Stored data entries:
==========
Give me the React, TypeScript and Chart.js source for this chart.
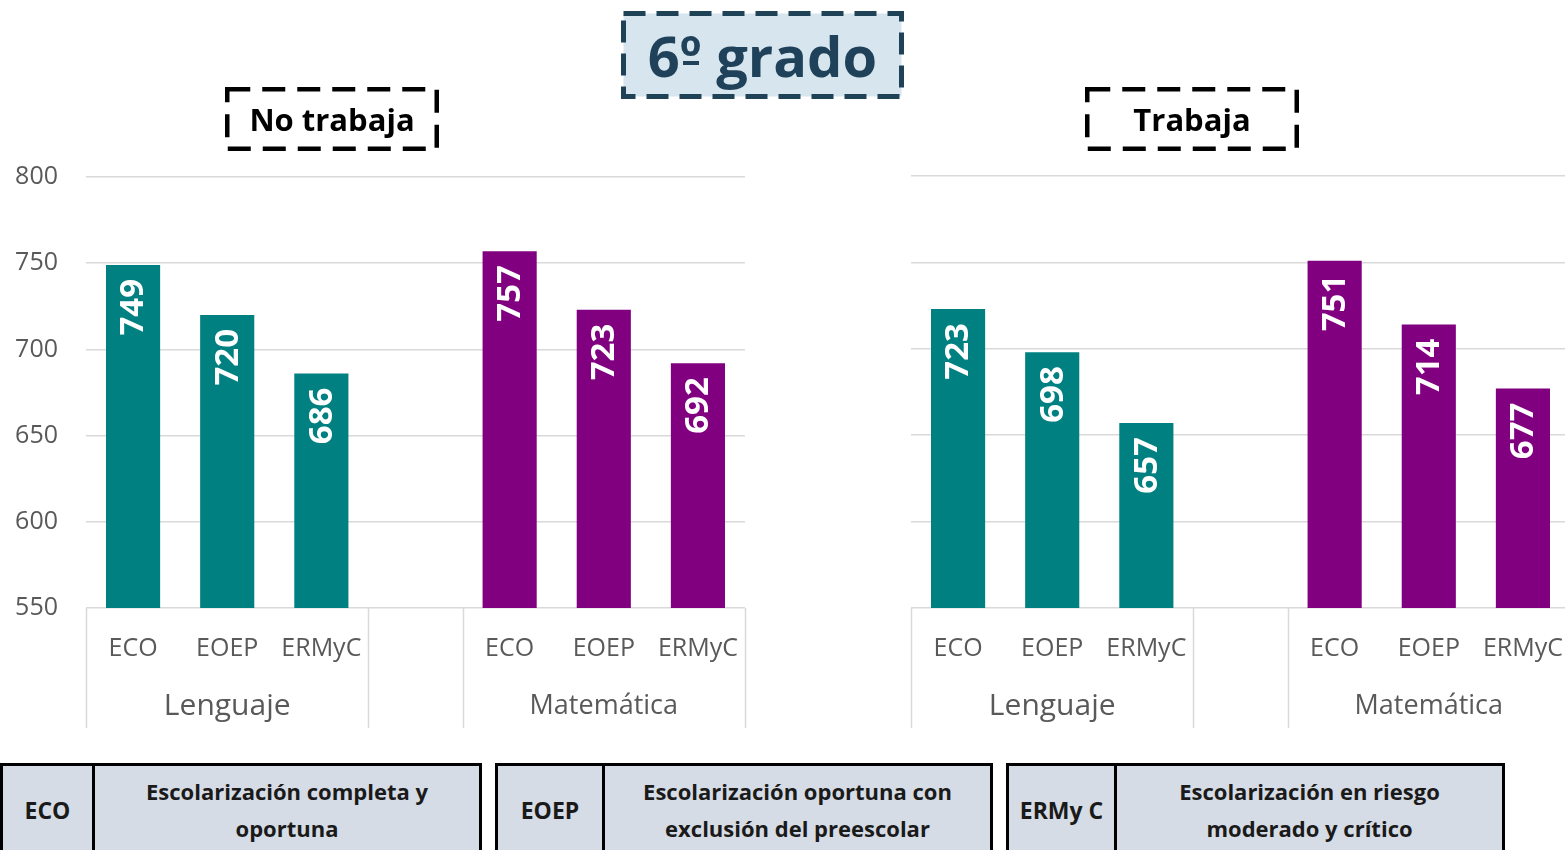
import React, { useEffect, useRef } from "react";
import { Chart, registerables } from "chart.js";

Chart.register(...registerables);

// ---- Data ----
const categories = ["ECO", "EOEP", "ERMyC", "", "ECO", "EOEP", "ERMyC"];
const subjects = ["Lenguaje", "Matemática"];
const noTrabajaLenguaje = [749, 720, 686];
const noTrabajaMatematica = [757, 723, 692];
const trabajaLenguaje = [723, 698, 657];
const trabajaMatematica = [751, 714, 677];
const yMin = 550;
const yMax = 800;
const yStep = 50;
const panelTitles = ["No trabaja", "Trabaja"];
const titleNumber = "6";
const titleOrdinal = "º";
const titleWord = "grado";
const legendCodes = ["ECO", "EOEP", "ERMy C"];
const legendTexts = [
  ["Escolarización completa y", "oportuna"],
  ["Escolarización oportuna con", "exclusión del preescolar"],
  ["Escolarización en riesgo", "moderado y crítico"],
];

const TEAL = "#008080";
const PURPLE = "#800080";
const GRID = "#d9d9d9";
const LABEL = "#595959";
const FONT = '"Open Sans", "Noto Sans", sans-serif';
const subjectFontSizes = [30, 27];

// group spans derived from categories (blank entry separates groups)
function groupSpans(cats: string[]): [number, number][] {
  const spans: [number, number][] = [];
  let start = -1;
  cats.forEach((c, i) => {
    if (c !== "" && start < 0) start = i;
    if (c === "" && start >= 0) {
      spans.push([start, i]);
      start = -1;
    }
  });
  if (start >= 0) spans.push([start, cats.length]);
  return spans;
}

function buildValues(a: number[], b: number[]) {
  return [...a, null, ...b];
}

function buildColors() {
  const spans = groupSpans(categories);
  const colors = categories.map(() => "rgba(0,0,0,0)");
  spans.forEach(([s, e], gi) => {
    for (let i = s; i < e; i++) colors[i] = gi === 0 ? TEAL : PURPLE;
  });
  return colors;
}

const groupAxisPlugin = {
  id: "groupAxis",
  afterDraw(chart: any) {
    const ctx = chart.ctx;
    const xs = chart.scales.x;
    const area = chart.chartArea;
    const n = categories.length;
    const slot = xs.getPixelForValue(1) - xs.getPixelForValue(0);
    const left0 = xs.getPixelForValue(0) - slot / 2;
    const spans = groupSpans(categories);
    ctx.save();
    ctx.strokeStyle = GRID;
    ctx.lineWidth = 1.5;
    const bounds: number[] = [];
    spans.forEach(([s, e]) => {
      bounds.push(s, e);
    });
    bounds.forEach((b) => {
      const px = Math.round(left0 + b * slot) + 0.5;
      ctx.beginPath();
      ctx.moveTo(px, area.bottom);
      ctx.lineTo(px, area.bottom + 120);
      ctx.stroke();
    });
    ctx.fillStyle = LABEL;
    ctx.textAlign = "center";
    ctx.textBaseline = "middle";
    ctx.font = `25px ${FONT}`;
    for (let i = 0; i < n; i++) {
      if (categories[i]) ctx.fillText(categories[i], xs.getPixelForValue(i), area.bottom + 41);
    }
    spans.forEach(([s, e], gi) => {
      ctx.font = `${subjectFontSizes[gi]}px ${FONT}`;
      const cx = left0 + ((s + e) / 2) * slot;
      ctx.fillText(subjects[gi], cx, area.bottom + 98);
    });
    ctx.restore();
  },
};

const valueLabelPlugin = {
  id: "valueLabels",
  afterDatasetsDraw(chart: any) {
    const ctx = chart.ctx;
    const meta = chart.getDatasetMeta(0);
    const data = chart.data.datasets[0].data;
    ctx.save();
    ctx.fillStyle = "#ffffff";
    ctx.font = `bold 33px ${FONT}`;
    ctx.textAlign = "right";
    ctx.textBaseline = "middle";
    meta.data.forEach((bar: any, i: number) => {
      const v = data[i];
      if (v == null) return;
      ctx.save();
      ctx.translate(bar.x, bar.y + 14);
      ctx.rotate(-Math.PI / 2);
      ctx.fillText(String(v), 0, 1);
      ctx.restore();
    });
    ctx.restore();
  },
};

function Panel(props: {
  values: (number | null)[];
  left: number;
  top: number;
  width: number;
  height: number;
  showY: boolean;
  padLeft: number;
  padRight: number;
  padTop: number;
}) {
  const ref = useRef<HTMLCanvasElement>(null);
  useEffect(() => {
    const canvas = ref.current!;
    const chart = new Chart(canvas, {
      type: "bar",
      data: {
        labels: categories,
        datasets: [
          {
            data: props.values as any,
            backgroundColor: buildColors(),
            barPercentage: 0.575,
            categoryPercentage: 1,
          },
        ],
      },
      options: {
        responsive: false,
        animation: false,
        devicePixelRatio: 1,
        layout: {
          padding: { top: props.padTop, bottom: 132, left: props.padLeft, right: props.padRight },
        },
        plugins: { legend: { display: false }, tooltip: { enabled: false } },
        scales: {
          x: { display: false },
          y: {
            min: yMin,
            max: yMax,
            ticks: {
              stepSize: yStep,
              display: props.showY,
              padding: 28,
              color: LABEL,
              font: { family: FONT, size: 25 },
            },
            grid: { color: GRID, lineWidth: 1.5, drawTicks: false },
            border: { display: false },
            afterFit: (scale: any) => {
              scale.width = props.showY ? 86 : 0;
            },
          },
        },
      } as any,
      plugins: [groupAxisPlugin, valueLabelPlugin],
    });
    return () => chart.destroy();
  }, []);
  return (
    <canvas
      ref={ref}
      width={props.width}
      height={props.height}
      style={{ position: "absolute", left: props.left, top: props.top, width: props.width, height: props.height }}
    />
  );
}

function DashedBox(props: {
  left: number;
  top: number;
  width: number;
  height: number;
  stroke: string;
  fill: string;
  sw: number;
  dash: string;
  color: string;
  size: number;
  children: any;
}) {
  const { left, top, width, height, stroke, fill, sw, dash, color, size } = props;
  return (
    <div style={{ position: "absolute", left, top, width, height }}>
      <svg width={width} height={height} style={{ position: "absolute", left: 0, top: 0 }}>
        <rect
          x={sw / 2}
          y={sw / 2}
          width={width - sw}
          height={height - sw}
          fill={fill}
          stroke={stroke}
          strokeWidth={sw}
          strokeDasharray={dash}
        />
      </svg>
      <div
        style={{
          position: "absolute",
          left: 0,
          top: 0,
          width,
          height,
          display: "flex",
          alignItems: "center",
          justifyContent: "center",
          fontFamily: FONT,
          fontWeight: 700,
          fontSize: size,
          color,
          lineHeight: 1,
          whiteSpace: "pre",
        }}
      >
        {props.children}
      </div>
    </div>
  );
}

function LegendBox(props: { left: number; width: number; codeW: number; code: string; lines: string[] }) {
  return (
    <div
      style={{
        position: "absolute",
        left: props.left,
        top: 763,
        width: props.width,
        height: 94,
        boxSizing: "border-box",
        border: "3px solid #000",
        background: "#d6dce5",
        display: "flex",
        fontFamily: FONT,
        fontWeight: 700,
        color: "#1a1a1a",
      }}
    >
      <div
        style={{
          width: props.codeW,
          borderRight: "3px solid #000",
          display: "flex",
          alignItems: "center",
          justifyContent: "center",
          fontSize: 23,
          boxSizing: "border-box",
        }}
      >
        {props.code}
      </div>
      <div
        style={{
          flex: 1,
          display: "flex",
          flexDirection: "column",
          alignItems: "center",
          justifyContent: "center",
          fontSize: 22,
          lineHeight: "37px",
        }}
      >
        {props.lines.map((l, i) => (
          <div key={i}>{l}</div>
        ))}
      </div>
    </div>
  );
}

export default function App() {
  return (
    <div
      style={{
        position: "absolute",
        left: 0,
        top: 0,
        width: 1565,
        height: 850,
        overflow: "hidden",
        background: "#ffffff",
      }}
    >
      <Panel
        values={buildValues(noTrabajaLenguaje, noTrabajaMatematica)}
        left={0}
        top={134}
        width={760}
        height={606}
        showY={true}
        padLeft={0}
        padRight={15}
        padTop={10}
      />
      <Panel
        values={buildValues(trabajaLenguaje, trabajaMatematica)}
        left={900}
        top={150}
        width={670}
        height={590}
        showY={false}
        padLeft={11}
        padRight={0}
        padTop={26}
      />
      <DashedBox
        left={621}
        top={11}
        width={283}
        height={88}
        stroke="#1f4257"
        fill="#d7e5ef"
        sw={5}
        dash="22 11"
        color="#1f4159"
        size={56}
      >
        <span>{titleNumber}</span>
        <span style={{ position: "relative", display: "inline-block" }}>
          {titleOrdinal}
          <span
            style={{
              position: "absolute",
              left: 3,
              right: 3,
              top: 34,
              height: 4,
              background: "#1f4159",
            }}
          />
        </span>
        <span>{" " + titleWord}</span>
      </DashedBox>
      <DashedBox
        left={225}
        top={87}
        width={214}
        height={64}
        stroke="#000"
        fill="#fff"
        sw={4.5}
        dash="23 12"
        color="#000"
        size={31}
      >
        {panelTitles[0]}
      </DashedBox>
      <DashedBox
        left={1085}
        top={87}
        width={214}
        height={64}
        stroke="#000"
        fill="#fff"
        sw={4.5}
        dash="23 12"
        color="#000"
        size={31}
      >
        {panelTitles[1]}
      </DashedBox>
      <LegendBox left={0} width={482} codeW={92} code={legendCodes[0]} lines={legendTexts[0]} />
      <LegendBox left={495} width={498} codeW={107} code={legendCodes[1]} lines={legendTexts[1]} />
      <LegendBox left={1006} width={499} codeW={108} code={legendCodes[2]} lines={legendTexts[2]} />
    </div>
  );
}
==========
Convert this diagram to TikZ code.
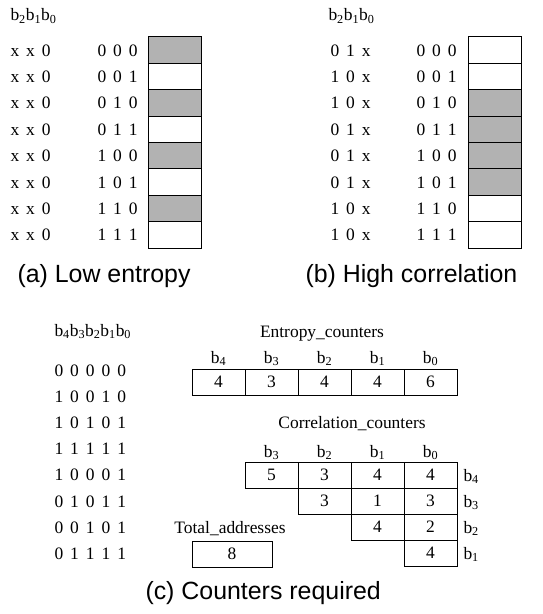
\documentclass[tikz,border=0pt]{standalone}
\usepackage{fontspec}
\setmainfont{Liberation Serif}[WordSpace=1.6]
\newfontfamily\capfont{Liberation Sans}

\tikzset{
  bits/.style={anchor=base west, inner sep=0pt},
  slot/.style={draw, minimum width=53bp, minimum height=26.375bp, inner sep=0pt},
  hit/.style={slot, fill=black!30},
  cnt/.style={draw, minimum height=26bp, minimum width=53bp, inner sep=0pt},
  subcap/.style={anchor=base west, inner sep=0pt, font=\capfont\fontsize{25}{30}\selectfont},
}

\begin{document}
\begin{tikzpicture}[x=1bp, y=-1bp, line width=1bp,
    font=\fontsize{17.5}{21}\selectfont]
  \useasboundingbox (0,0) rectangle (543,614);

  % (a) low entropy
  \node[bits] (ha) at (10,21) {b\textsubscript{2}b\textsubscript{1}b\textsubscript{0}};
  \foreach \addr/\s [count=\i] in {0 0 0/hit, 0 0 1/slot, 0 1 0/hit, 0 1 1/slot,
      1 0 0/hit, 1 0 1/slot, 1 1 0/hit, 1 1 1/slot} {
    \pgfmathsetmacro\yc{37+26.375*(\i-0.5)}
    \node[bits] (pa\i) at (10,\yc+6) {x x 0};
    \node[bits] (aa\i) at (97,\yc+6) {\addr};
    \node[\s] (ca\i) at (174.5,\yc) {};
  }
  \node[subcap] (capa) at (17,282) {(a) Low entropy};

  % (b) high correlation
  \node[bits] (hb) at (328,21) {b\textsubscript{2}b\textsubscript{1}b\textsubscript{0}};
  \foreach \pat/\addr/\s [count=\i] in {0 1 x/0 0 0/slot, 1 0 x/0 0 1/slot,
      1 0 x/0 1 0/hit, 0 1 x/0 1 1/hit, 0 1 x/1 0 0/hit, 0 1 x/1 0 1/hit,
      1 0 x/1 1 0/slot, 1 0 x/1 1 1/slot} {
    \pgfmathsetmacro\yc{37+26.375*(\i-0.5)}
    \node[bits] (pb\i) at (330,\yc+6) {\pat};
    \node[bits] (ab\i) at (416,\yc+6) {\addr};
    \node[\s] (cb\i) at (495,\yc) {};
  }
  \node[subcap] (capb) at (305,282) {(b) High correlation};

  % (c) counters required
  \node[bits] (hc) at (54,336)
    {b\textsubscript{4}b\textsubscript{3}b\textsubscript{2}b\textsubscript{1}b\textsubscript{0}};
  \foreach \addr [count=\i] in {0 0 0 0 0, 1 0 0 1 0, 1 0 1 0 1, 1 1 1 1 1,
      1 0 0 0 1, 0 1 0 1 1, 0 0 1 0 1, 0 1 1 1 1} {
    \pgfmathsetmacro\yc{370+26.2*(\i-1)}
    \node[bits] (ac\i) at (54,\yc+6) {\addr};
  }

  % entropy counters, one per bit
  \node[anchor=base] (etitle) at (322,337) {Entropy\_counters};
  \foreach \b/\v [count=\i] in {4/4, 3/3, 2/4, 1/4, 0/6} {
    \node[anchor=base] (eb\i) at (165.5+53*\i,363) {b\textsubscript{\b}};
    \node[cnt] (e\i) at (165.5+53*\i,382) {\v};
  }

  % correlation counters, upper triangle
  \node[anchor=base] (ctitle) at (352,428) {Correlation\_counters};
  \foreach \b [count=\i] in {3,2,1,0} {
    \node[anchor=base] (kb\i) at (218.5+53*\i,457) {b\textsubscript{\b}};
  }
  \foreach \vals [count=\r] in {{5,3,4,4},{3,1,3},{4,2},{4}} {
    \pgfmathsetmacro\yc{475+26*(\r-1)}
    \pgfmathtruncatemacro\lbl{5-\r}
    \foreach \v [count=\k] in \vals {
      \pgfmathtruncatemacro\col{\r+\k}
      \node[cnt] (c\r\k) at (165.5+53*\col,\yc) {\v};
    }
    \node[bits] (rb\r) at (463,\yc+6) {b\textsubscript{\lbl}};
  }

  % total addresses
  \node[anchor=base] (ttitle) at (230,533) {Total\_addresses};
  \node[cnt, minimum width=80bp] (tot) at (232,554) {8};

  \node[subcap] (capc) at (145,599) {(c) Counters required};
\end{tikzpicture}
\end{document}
==========
Your task: Begin at the line that has "Give me the", stop after the line that has "Chart.register(...registerables);", and reproduce every line between them exactly and nothing else. Pictures stay out of the copy.

Completed task:
Give me the React, TypeScript and Chart.js source for this chart.
import React, { useEffect, useRef } from "react";
import { Chart, registerables } from "chart.js";

Chart.register(...registerables);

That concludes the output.